Bars like these pique our desire for novelty. And while they are indeed another variation on the secrecy or obscurity of the neo-speakeasy theme, there is also something distinctly British about them, from the architecture to the English penchant for toilet humor.

However, what’s really at the heart of this recent spate of restroom conversions is the issue of space. There isn’t enough of it in central London. We’re squeezed in tighter than a fish farm and just as miserably. There are 230 skyscrapers currently planned for the capital, as we reach to the skies for fresh real estate. Central London is increasingly at the mercy of the corporate behemoths set on developing it, and the NIMBY residents who can still afford to live there. Between the two of them many cultural landmarks are slowly being pushed out from burlesque club Madame JoJos to arts space The Wapping Project.

The council began selling off their derelict public services as part of a wider government initiative to utilize central London’s vast underground “dead spaces.” These include 5,700 acres owned by Transport for London of abandoned Tube stations and old horse tunnels, which they see as having untapped economic potential for development into retail and leisure attractions. While some will go to major developers and retailers, others will be given off to alternative projects such as an herb garden in part of Clapham North tube—or a bar.

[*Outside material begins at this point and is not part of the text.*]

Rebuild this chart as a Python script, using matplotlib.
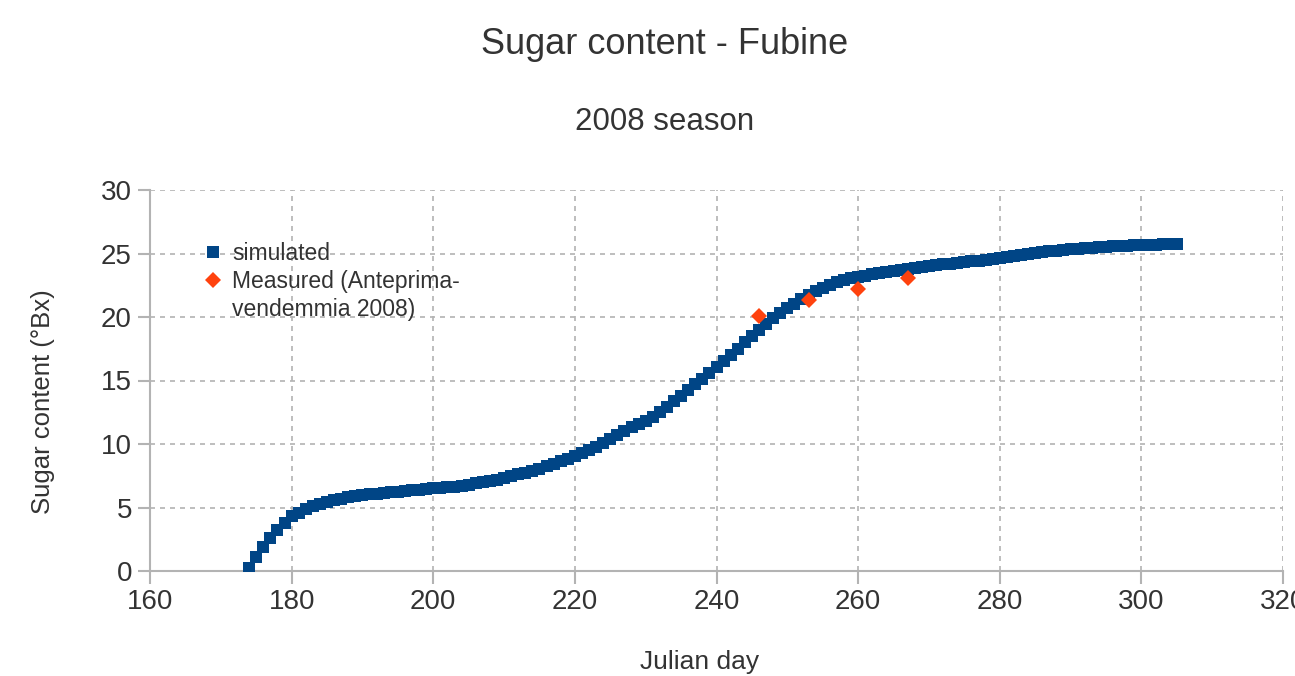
import matplotlib
matplotlib.use("Agg")
import matplotlib.pyplot as plt
from matplotlib.lines import Line2D

# ---------------- data ----------------
sim_days = list(range(174, 306))
sim_brix = [
    0.2, 1.1, 1.9, 2.6, 3.2, 3.8, 4.3, 4.6, 4.9, 5.1,          # 174-183
    5.3, 5.45, 5.6, 5.7, 5.8, 5.9, 6.0, 6.05, 6.1, 6.15,       # 184-193
    6.2, 6.25, 6.3, 6.35, 6.4, 6.45, 6.5, 6.55, 6.6, 6.65,     # 194-203
    6.7, 6.8, 6.9, 7.0, 7.1, 7.2, 7.3, 7.45, 7.6, 7.75,        # 204-213
    7.9, 8.05, 8.25, 8.45, 8.65, 8.85, 9.05, 9.3, 9.55, 9.8,   # 214-223
    10.1, 10.4, 10.7, 11.0, 11.3, 11.55, 11.85, 12.15, 12.5, 12.9,   # 224-233
    13.35, 13.8, 14.25, 14.7, 15.15, 15.6, 16.05, 16.5, 17.0, 17.5,  # 234-243
    18.0, 18.5, 19.0, 19.45, 19.9, 20.3, 20.7, 21.05, 21.4, 21.75,   # 244-253
    22.05, 22.3, 22.55, 22.75, 22.9, 23.05, 23.15, 23.25, 23.35, 23.45,  # 254-263
    23.55, 23.65, 23.72, 23.8, 23.88, 23.95, 24.02, 24.08, 24.14, 24.2,  # 264-273
    24.26, 24.32, 24.38, 24.44, 24.5, 24.56, 24.62, 24.7, 24.78, 24.86,  # 274-283
    24.94, 25.02, 25.1, 25.17, 25.23, 25.29, 25.34, 25.38, 25.42, 25.46, # 284-293
    25.5, 25.53, 25.56, 25.59, 25.62, 25.64, 25.66, 25.68, 25.7, 25.72,  # 294-303
    25.73, 25.75,                                                        # 304-305
]
meas_days = [246, 253, 260, 267]
meas_brix = [20.1, 21.3, 22.2, 23.1]

x_ticks = [160, 180, 200, 220, 240, 260, 280, 300, 320]
y_ticks = [0, 5, 10, 15, 20, 25, 30]

title = "Sugar content - Fubine"
subtitle = "2008 season"
xlabel = "Julian day"
ylabel = "Sugar content (°Bx)"
label_sim = "simulated"
label_meas_1 = "Measured (Anteprima-"
label_meas_2 = "vendemmia 2008)"

# ---------------- style ----------------
plt.rcParams["font.family"] = ["Liberation Sans", "DejaVu Sans"]

TXT = "#333333"
GRID = "#b3b3b3"
BLUE = "#004586"
ORANGE = "#ff420e"

fig = plt.figure(figsize=(12.95, 6.76), dpi=100)
ax = fig.add_axes([150 / 1295, 1 - 571 / 676, (1283 - 150) / 1295, (571 - 190) / 676])

ax.plot(sim_days, sim_brix, linestyle="none", marker="s", markersize=8.5,
        color=BLUE, markeredgewidth=0, label=label_sim, zorder=3)
ax.plot(meas_days, meas_brix, linestyle="none", marker="D", markersize=8.5,
        color=ORANGE, markeredgewidth=0, label=label_meas_1, zorder=4)

ax.set_xlim(x_ticks[0], x_ticks[-1])
ax.set_ylim(y_ticks[0], y_ticks[-1])
ax.set_xticks(x_ticks)
ax.set_yticks(y_ticks)
ax.grid(True, color=GRID, linestyle=(0, (3, 3)), linewidth=1.2, zorder=0)
ax.set_axisbelow(True)
for s in ["top", "right"]:
    ax.spines[s].set_visible(False)
for s in ["left", "bottom"]:
    ax.spines[s].set_color(GRID)
    ax.spines[s].set_linewidth(1.5)
ax.tick_params(axis="both", colors=GRID, labelcolor=TXT, labelsize=20,
               length=9, width=1.5, direction="out", pad=4)

ax.set_xlabel(xlabel, fontsize=19, color=TXT)
ax.xaxis.set_label_coords((700 - 150) / (1283 - 150), -(662 - 571) / (571 - 190))
ax.xaxis.label.set_va("center")
ax.set_ylabel(ylabel, fontsize=18.5, color=TXT)
ax.yaxis.set_label_coords(-(150 - 43) / (1283 - 150), (571 - 402) / (571 - 190))
ax.yaxis.label.set_va("center")

fig.text(665 / 1295, 1 - 45 / 676, title, ha="center", va="center",
         fontsize=26, color=TXT)
fig.text(665 / 1295, 1 - 122 / 676, subtitle, ha="center", va="center",
         fontsize=22.5, color=TXT)

handles, labels = ax.get_legend_handles_labels()
handles.append(Line2D([], [], linestyle="none", marker=None))
labels.append(label_meas_2)
leg = ax.legend(handles, labels, loc="upper left",
                bbox_to_anchor=((205 - 150) / (1283 - 150), (571 - 242) / (571 - 190)),
                frameon=False, fontsize=16.5, handlelength=0.7, handletextpad=0.5,
                labelspacing=0.22, borderaxespad=0, borderpad=0)
for t in leg.get_texts():
    t.set_color(TXT)

fig.savefig("out.png", dpi=100)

What makes the availability of these “dead spaces” so valuable is the opportunity for independent entrepreneurs to be creative in central London areas, and reinvigorate some of the character that London is at risk of losing. Just as every borough needs public restrooms, they also need a great little bar tucked clandestinely away underground. According to Borrell, “You just need to be crazy and eccentric enough to find a way to do it.”